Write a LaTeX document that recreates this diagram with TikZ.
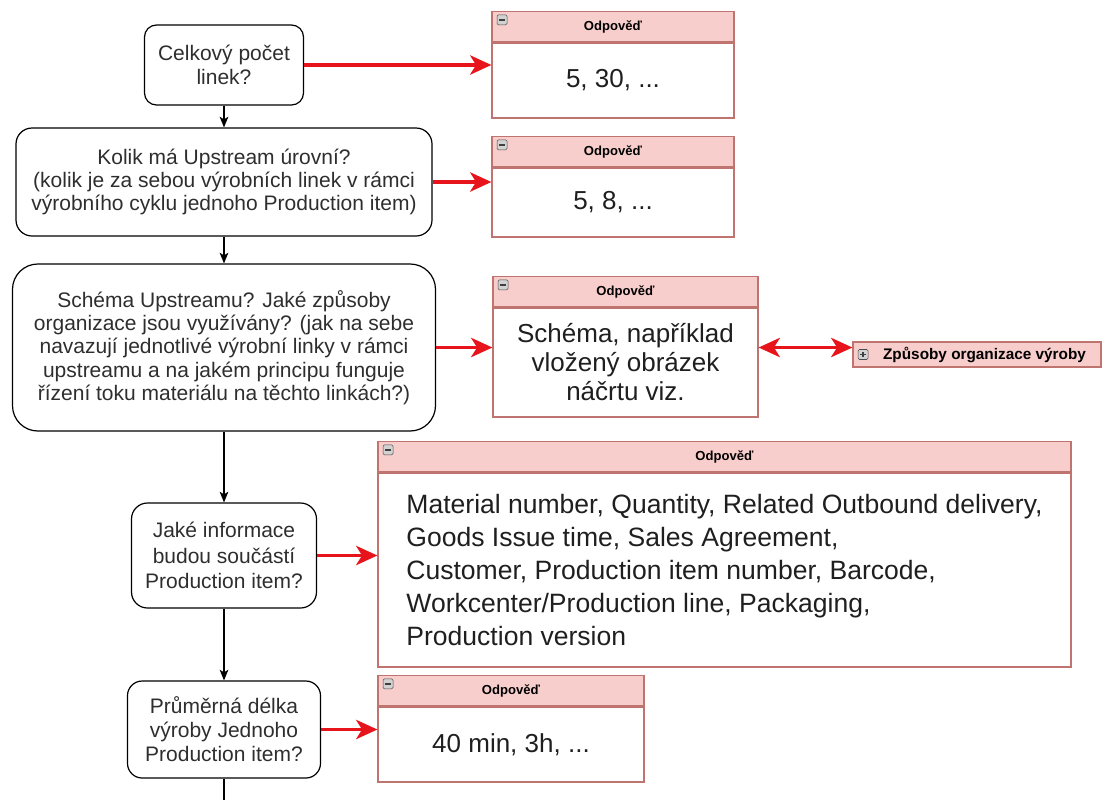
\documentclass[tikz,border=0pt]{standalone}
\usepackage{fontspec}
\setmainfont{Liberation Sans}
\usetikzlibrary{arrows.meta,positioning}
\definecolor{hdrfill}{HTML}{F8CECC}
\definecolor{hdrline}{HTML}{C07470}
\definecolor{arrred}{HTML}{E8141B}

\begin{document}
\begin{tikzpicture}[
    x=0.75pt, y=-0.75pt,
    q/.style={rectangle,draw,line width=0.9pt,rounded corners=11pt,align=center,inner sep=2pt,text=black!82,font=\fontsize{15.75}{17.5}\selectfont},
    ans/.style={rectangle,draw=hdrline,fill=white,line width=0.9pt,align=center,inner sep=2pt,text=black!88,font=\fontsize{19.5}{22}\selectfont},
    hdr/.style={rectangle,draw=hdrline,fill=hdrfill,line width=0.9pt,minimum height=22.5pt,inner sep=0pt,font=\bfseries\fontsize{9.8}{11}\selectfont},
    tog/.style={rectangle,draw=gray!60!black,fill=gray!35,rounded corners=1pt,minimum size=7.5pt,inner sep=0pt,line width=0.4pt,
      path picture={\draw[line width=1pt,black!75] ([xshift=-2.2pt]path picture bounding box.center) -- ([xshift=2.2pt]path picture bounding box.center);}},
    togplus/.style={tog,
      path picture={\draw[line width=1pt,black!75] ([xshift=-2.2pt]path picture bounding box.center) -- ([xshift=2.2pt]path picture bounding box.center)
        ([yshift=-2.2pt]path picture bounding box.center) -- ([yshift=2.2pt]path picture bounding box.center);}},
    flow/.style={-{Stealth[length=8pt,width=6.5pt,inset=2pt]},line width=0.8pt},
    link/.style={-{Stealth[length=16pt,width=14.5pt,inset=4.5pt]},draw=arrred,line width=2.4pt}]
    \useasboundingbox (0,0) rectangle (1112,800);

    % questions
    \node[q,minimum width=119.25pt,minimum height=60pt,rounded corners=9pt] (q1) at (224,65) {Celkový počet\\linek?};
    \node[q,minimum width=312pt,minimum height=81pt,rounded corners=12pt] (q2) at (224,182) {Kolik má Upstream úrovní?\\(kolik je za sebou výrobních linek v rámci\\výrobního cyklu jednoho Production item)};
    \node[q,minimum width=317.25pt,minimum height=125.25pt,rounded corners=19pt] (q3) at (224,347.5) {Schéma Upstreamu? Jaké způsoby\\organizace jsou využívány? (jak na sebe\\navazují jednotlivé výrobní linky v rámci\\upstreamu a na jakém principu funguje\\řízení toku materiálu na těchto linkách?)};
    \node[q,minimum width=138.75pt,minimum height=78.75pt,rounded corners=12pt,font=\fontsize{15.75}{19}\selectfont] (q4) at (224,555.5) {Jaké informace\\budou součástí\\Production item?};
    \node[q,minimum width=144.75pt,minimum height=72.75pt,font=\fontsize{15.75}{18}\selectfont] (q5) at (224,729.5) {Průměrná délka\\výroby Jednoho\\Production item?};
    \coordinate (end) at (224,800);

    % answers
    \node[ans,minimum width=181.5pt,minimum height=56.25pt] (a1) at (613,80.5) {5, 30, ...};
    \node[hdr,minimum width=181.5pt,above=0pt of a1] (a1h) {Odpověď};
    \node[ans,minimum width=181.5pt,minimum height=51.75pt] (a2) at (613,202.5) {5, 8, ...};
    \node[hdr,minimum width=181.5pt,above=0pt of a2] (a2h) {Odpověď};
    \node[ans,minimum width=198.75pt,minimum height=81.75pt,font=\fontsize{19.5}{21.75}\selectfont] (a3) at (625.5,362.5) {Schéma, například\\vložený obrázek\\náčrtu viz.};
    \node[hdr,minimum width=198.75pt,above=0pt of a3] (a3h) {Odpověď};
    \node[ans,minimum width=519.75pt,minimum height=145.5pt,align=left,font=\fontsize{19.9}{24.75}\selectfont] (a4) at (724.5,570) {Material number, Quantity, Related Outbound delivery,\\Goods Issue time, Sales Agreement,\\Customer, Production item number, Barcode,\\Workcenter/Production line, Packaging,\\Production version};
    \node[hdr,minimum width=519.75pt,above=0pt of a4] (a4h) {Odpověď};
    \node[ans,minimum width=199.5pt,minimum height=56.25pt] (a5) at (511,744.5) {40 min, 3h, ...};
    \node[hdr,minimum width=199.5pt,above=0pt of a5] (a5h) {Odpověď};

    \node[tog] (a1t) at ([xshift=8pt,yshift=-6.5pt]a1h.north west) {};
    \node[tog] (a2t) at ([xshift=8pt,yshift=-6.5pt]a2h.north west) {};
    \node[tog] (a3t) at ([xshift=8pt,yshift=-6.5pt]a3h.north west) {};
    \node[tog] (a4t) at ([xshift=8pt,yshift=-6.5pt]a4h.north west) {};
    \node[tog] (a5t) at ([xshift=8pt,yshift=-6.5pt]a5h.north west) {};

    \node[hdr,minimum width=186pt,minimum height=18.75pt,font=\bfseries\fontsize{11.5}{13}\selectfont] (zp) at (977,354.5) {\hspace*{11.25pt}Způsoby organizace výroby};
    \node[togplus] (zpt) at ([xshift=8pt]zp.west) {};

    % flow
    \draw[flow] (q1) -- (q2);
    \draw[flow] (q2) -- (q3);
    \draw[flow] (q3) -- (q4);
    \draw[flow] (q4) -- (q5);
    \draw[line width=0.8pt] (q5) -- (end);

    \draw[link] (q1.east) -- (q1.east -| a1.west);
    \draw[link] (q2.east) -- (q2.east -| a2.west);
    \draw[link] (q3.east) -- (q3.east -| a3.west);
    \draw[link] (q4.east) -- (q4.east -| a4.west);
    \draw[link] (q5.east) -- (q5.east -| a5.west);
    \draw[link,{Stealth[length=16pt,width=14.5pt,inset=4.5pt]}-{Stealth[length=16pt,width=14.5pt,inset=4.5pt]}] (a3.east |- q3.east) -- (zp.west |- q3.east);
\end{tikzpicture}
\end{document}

-------

- [Challenge] Copy the whole of the material above exactly, but not its images.

- [Complete output]
Write a LaTeX document that recreates this diagram with TikZ.
\documentclass[tikz,border=0pt]{standalone}
\usepackage{fontspec}
\setmainfont{Liberation Sans}
\usetikzlibrary{arrows.meta,positioning}
\definecolor{hdrfill}{HTML}{F8CECC}
\definecolor{hdrline}{HTML}{C07470}
\definecolor{arrred}{HTML}{E8141B}

\begin{document}
\begin{tikzpicture}[
    x=0.75pt, y=-0.75pt,
    q/.style={rectangle,draw,line width=0.9pt,rounded corners=11pt,align=center,inner sep=2pt,text=black!82,font=\fontsize{15.75}{17.5}\selectfont},
    ans/.style={rectangle,draw=hdrline,fill=white,line width=0.9pt,align=center,inner sep=2pt,text=black!88,font=\fontsize{19.5}{22}\selectfont},
    hdr/.style={rectangle,draw=hdrline,fill=hdrfill,line width=0.9pt,minimum height=22.5pt,inner sep=0pt,font=\bfseries\fontsize{9.8}{11}\selectfont},
    tog/.style={rectangle,draw=gray!60!black,fill=gray!35,rounded corners=1pt,minimum size=7.5pt,inner sep=0pt,line width=0.4pt,
      path picture={\draw[line width=1pt,black!75] ([xshift=-2.2pt]path picture bounding box.center) -- ([xshift=2.2pt]path picture bounding box.center);}},
    togplus/.style={tog,
      path picture={\draw[line width=1pt,black!75] ([xshift=-2.2pt]path picture bounding box.center) -- ([xshift=2.2pt]path picture bounding box.center)
        ([yshift=-2.2pt]path picture bounding box.center) -- ([yshift=2.2pt]path picture bounding box.center);}},
    flow/.style={-{Stealth[length=8pt,width=6.5pt,inset=2pt]},line width=0.8pt},
    link/.style={-{Stealth[length=16pt,width=14.5pt,inset=4.5pt]},draw=arrred,line width=2.4pt}]
    \useasboundingbox (0,0) rectangle (1112,800);

    % questions
    \node[q,minimum width=119.25pt,minimum height=60pt,rounded corners=9pt] (q1) at (224,65) {Celkový počet\\linek?};
    \node[q,minimum width=312pt,minimum height=81pt,rounded corners=12pt] (q2) at (224,182) {Kolik má Upstream úrovní?\\(kolik je za sebou výrobních linek v rámci\\výrobního cyklu jednoho Production item)};
    \node[q,minimum width=317.25pt,minimum height=125.25pt,rounded corners=19pt] (q3) at (224,347.5) {Schéma Upstreamu? Jaké způsoby\\organizace jsou využívány? (jak na sebe\\navazují jednotlivé výrobní linky v rámci\\upstreamu a na jakém principu funguje\\řízení toku materiálu na těchto linkách?)};
    \node[q,minimum width=138.75pt,minimum height=78.75pt,rounded corners=12pt,font=\fontsize{15.75}{19}\selectfont] (q4) at (224,555.5) {Jaké informace\\budou součástí\\Production item?};
    \node[q,minimum width=144.75pt,minimum height=72.75pt,font=\fontsize{15.75}{18}\selectfont] (q5) at (224,729.5) {Průměrná délka\\výroby Jednoho\\Production item?};
    \coordinate (end) at (224,800);

    % answers
    \node[ans,minimum width=181.5pt,minimum height=56.25pt] (a1) at (613,80.5) {5, 30, ...};
    \node[hdr,minimum width=181.5pt,above=0pt of a1] (a1h) {Odpověď};
    \node[ans,minimum width=181.5pt,minimum height=51.75pt] (a2) at (613,202.5) {5, 8, ...};
    \node[hdr,minimum width=181.5pt,above=0pt of a2] (a2h) {Odpověď};
    \node[ans,minimum width=198.75pt,minimum height=81.75pt,font=\fontsize{19.5}{21.75}\selectfont] (a3) at (625.5,362.5) {Schéma, například\\vložený obrázek\\náčrtu viz.};
    \node[hdr,minimum width=198.75pt,above=0pt of a3] (a3h) {Odpověď};
    \node[ans,minimum width=519.75pt,minimum height=145.5pt,align=left,font=\fontsize{19.9}{24.75}\selectfont] (a4) at (724.5,570) {Material number, Quantity, Related Outbound delivery,\\Goods Issue time, Sales Agreement,\\Customer, Production item number, Barcode,\\Workcenter/Production line, Packaging,\\Production version};
    \node[hdr,minimum width=519.75pt,above=0pt of a4] (a4h) {Odpověď};
    \node[ans,minimum width=199.5pt,minimum height=56.25pt] (a5) at (511,744.5) {40 min, 3h, ...};
    \node[hdr,minimum width=199.5pt,above=0pt of a5] (a5h) {Odpověď};

    \node[tog] (a1t) at ([xshift=8pt,yshift=-6.5pt]a1h.north west) {};
    \node[tog] (a2t) at ([xshift=8pt,yshift=-6.5pt]a2h.north west) {};
    \node[tog] (a3t) at ([xshift=8pt,yshift=-6.5pt]a3h.north west) {};
    \node[tog] (a4t) at ([xshift=8pt,yshift=-6.5pt]a4h.north west) {};
    \node[tog] (a5t) at ([xshift=8pt,yshift=-6.5pt]a5h.north west) {};

    \node[hdr,minimum width=186pt,minimum height=18.75pt,font=\bfseries\fontsize{11.5}{13}\selectfont] (zp) at (977,354.5) {\hspace*{11.25pt}Způsoby organizace výroby};
    \node[togplus] (zpt) at ([xshift=8pt]zp.west) {};

    % flow
    \draw[flow] (q1) -- (q2);
    \draw[flow] (q2) -- (q3);
    \draw[flow] (q3) -- (q4);
    \draw[flow] (q4) -- (q5);
    \draw[line width=0.8pt] (q5) -- (end);

    \draw[link] (q1.east) -- (q1.east -| a1.west);
    \draw[link] (q2.east) -- (q2.east -| a2.west);
    \draw[link] (q3.east) -- (q3.east -| a3.west);
    \draw[link] (q4.east) -- (q4.east -| a4.west);
    \draw[link] (q5.east) -- (q5.east -| a5.west);
    \draw[link,{Stealth[length=16pt,width=14.5pt,inset=4.5pt]}-{Stealth[length=16pt,width=14.5pt,inset=4.5pt]}] (a3.east |- q3.east) -- (zp.west |- q3.east);
\end{tikzpicture}
\end{document}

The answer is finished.